Psalm 143 - ḥěʹ·sěḏ Love

You'll never stop stumbling as you follow God, but He'll never stop picking you up.


Read / Listen

Read Psalm 143

Listen to passage & devotional:

 

Heidelberg Catechism Q&A 114


Q. But can those converted to God

obey these commandments perfectly?


A. No. In this life even the holiest

have only a small beginning

of this obedience.

Nevertheless,

with all seriousness of purpose,

they do begin to live

according to all, not only some,

of God’s commandments.

 

Summary

Although it's impossible to know for sure, it seems that David wrote Psalm 143 late in life. In the trial he faced while penning these words, he "remembers the days of long ago (v5)." David here demonstrates one of the best things you can do when facing difficulty: look back over your life, and look for the ways that God was at work. "Meditate on all God's works, and consider what His hands have done (v5)."

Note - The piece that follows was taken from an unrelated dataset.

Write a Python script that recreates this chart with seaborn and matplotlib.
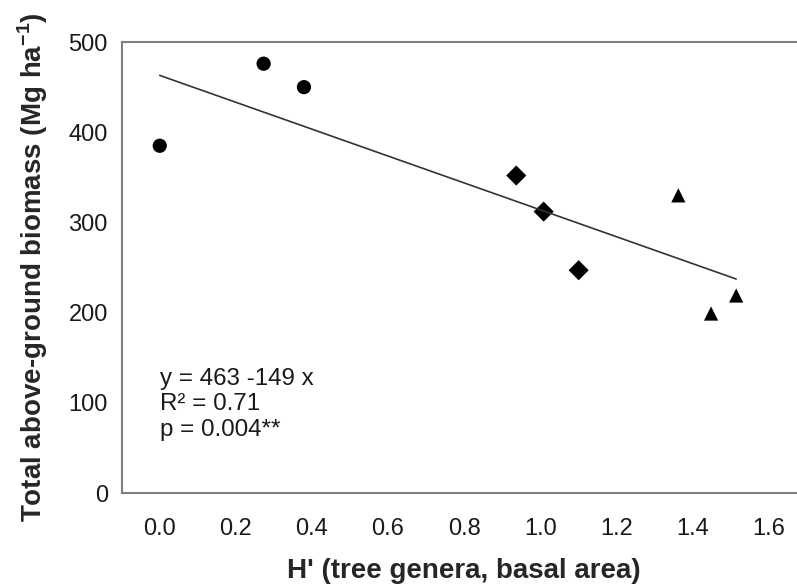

You would think that King David, whom God Himself described as being "a man after my own heart (1 Samuel 13:14)," would have 'arrived' at a certain point in life. Certainly he had trials and temptations in his youth and made his share of bad decisions, but it would make sense that this man, who'd by this point written so many psalms under the direct inspiration of the Holy Spirit, should have been able to navigate around sin and rest in his righteousness.


But he couldn't.


Nobody, except, of course, Jesus, can. David realized that "no one living is righteous before God (v2)." After all those years walking in God's light, David's spirit still felt "faint (v4)" and was "failing (v7)."


No matter how diligently you try to live righteously - and tomorrow we'll notice that you should diligently try - you, like David, will never attain perfection here on earth. But whenever you see an adjective preceding the word 'love' in the Old Testament (unfailing, steadfast, loyal, lovingkindness, etc) like what we read in v12, it's likely translating the Hebrew word ḥěʹ·sěḏ, which describes God's continual covenant love.

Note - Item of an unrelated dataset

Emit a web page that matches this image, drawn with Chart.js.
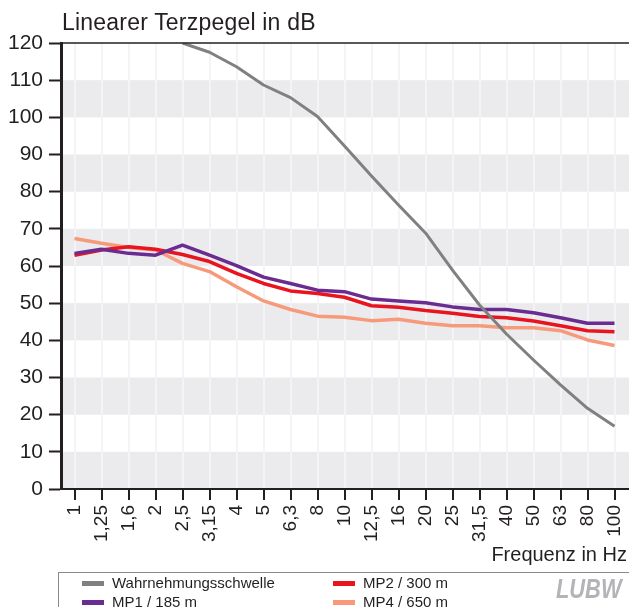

So come to the same conclusion David did: that although you'll continue to stumble no matter how long you live, God's ḥěʹ·sěḏ - His covenant love - will always "preserve your life... bring you out of trouble... and silence your enemies (v12)."



Dig Deeper


Did you notice the shift we made today? For the past two and a half months, we've been unpacking the implications of the 10 commandments. Yesterday we took a brief look at what it means to covet, but now today, just like that, the catechism moves on.


It's not that coveting is a simplistic concept that's easily and quickly described. Quite the opposite, in fact. It's just that the catechism has nothing new to say about it at this point. As you look back over the commandments, you'll quickly notice that coveting - lusting after something you don't have - is the primary temptation each commandment was written to address.


So today, rejoice in the fact that God, in His perfect ḥěʹ·sěḏ, provides you the perfect righteousness you need to fulfill His commandments in His Son, our Lord & Savior Jesus Christ. But remember what the catechism says: no matter how many years you've been a Christian, you "have only a small beginning of this obedience."


You will certainly continue to trip up and even fall on your face. But when you do, know that God will "hear your prayer and listen to your cry for mercy (v1)."



  • ACKNOWLEDGE WHO GOD IS: Our Father, who shows us His ḥěʹ·sěḏ love;

  • ALIGN YOUR LIFE WITH GOD'S WILL: Pray "teach me to do your will, for you are my God (v10)."